- [Task input]:
■ ■ ■ ■ ■

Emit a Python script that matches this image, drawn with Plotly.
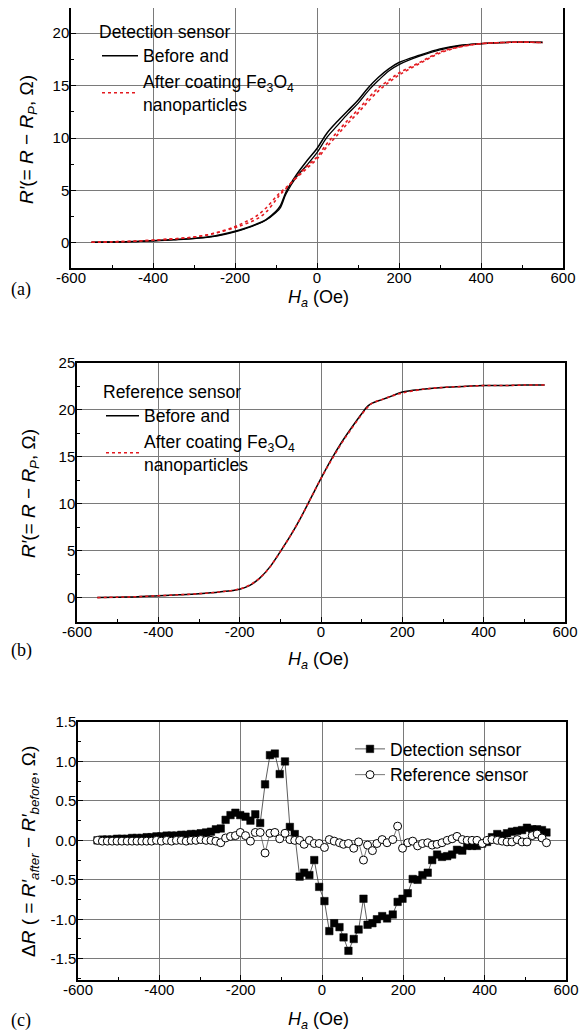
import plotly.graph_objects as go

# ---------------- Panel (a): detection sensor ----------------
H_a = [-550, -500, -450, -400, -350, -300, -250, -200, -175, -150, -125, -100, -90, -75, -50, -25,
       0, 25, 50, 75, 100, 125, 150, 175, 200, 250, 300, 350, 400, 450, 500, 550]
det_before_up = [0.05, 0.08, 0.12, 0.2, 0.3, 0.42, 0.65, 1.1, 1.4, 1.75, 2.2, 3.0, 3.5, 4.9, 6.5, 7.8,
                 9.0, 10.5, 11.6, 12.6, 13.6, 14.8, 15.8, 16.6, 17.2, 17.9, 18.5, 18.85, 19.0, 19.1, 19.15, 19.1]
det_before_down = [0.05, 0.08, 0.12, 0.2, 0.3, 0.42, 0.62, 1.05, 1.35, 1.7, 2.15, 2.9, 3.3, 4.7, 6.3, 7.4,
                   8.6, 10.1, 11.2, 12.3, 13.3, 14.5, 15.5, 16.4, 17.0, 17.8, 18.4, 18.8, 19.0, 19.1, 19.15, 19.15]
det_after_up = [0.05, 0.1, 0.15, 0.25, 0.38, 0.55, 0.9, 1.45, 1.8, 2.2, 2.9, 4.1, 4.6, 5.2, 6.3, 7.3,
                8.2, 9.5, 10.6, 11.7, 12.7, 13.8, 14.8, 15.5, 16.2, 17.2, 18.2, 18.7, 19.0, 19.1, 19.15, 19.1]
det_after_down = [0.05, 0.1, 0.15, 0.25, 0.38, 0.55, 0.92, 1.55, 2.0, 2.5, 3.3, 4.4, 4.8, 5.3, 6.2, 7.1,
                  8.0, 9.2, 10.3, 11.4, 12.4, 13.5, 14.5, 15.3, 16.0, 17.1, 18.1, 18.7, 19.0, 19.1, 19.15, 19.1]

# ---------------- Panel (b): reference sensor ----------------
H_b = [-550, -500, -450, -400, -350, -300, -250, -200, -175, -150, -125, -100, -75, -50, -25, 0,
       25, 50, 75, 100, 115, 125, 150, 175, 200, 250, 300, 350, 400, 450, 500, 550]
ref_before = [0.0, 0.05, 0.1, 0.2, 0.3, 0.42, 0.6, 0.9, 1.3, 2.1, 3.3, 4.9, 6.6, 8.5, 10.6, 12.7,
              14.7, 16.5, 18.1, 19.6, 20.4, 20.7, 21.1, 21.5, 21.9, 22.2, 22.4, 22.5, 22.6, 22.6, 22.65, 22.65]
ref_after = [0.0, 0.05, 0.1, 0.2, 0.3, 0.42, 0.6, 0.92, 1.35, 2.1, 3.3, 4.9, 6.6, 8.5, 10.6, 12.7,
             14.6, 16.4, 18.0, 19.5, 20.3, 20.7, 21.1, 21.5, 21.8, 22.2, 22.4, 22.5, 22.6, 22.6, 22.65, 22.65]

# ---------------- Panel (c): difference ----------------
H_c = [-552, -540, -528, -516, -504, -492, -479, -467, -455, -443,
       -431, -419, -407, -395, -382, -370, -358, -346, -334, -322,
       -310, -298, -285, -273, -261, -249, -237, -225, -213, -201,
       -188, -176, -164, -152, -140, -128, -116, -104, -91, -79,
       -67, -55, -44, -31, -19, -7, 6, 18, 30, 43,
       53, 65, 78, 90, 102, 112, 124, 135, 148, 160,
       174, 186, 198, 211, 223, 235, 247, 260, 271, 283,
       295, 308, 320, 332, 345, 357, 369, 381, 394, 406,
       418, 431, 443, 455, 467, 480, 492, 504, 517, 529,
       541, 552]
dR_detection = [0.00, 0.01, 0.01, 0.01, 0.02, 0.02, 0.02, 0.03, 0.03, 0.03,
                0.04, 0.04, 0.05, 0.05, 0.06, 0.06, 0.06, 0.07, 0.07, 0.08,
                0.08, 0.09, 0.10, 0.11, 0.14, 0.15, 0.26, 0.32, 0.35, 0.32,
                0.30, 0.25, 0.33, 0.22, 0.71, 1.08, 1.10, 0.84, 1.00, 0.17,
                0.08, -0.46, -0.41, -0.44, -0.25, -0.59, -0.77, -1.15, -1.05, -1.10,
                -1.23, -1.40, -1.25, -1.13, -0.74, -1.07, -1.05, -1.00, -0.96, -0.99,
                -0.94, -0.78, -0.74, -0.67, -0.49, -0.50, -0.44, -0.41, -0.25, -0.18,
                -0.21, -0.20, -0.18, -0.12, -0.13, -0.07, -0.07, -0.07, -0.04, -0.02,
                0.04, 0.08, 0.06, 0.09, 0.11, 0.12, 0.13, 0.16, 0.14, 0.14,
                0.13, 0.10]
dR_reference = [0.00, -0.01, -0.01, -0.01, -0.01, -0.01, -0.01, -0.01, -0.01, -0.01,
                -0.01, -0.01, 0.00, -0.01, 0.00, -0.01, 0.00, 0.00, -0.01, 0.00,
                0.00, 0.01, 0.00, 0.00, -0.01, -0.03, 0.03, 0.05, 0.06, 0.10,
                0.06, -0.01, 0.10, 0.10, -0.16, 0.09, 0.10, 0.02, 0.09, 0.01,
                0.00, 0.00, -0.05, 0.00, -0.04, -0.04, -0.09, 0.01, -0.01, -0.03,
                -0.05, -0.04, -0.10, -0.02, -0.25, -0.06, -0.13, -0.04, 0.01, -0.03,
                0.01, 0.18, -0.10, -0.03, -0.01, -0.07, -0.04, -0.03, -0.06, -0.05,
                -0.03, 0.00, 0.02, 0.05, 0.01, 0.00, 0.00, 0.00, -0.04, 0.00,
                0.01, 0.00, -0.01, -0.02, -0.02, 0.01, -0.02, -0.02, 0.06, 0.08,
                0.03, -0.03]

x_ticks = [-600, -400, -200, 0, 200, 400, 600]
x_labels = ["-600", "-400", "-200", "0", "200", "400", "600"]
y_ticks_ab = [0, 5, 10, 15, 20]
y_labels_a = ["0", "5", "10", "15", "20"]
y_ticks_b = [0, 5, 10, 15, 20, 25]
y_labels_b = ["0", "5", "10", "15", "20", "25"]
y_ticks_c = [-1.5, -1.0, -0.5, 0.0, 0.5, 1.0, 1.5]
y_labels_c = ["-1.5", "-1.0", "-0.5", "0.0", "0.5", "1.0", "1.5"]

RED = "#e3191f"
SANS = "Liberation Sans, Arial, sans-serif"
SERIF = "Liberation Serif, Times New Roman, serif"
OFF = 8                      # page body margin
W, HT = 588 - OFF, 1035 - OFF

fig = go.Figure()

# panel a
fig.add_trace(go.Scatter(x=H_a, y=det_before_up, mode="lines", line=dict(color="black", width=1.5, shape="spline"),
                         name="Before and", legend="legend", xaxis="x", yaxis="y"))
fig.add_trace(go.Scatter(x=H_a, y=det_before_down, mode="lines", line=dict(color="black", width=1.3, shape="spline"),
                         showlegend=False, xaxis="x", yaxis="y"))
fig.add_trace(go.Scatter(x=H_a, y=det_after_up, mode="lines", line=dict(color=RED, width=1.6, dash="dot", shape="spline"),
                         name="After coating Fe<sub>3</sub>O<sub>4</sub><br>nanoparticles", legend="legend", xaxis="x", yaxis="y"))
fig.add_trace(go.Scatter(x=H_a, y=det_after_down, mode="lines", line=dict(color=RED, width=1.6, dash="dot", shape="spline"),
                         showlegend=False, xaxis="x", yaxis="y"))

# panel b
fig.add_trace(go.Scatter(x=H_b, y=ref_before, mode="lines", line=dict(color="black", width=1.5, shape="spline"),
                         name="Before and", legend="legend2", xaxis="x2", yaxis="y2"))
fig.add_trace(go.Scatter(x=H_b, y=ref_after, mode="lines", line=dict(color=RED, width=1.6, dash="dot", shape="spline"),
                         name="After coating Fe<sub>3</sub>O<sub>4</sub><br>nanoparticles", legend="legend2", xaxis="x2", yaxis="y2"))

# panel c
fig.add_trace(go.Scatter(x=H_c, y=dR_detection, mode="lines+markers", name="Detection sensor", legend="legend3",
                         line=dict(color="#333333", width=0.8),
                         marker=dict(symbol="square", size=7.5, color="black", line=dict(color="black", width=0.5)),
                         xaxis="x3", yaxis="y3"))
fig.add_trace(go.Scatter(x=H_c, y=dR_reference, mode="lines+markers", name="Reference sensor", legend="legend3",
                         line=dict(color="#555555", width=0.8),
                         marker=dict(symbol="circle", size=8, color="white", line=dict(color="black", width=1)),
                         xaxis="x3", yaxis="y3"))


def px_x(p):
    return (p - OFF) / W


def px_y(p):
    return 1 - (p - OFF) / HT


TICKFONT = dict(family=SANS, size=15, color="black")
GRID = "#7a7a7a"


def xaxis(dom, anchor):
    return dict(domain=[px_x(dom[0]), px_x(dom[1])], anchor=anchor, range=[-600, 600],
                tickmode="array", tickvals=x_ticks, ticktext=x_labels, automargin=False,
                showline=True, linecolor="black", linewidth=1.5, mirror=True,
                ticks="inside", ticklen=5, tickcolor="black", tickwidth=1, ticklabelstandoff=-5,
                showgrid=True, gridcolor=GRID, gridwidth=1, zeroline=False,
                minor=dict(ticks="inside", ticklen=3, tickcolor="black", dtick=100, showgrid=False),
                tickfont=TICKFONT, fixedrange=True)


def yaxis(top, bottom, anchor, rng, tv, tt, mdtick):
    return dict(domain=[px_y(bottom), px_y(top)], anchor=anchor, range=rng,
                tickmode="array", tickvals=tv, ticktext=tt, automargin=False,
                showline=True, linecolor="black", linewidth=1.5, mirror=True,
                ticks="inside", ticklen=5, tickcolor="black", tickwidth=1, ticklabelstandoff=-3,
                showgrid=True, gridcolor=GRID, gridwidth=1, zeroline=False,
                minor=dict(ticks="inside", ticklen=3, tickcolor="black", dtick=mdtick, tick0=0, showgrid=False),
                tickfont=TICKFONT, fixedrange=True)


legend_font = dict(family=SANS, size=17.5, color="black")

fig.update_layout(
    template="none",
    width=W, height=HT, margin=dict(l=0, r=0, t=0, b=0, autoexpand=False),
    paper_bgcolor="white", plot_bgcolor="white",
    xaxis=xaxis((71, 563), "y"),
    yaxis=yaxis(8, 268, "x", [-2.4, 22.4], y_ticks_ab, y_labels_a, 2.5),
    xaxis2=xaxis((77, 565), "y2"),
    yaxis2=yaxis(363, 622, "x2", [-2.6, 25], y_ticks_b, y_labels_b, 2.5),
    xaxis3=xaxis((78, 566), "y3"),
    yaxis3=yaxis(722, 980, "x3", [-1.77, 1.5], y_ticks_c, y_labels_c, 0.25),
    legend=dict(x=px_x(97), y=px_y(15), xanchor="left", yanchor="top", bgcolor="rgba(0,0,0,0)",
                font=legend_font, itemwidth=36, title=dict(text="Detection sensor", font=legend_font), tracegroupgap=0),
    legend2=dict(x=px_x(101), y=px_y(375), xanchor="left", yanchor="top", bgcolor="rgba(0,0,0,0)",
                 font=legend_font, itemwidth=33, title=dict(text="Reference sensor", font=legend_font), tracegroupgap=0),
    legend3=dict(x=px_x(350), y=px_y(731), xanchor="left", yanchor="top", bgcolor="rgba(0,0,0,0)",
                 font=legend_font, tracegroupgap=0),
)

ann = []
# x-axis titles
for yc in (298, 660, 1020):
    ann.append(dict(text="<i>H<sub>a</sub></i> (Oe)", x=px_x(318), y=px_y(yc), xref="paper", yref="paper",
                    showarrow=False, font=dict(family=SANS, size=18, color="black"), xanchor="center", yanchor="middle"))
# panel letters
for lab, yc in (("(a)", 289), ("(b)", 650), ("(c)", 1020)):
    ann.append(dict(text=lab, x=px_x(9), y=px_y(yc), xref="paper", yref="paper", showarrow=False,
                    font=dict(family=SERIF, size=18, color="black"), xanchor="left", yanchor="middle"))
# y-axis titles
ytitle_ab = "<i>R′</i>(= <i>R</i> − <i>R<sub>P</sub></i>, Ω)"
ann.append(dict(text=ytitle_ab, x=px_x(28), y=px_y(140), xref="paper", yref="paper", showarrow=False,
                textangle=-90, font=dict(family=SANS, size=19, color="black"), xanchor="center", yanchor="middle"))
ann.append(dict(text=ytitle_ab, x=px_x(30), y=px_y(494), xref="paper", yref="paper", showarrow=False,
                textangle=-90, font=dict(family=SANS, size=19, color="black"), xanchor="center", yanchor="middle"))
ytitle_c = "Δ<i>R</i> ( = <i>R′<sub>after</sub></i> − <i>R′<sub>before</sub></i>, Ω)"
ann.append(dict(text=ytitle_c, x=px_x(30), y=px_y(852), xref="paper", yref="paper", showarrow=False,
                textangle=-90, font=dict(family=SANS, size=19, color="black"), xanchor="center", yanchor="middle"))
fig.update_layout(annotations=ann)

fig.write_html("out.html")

■ ■ ■ ■ ■

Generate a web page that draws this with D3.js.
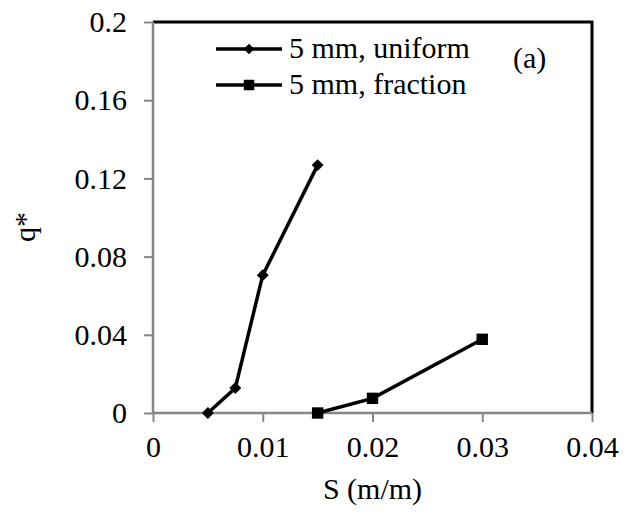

■ ■ ■ ■ ■

- [What is required]: Only the lines from the one containing "Emit a Python" down to the one containing "import plotly.graph_objects as go" should be copied, exactly and with both ends kept. Drop the pictures.

- [Worked solution]:
Emit a Python script that matches this image, drawn with Plotly.
import plotly.graph_objects as go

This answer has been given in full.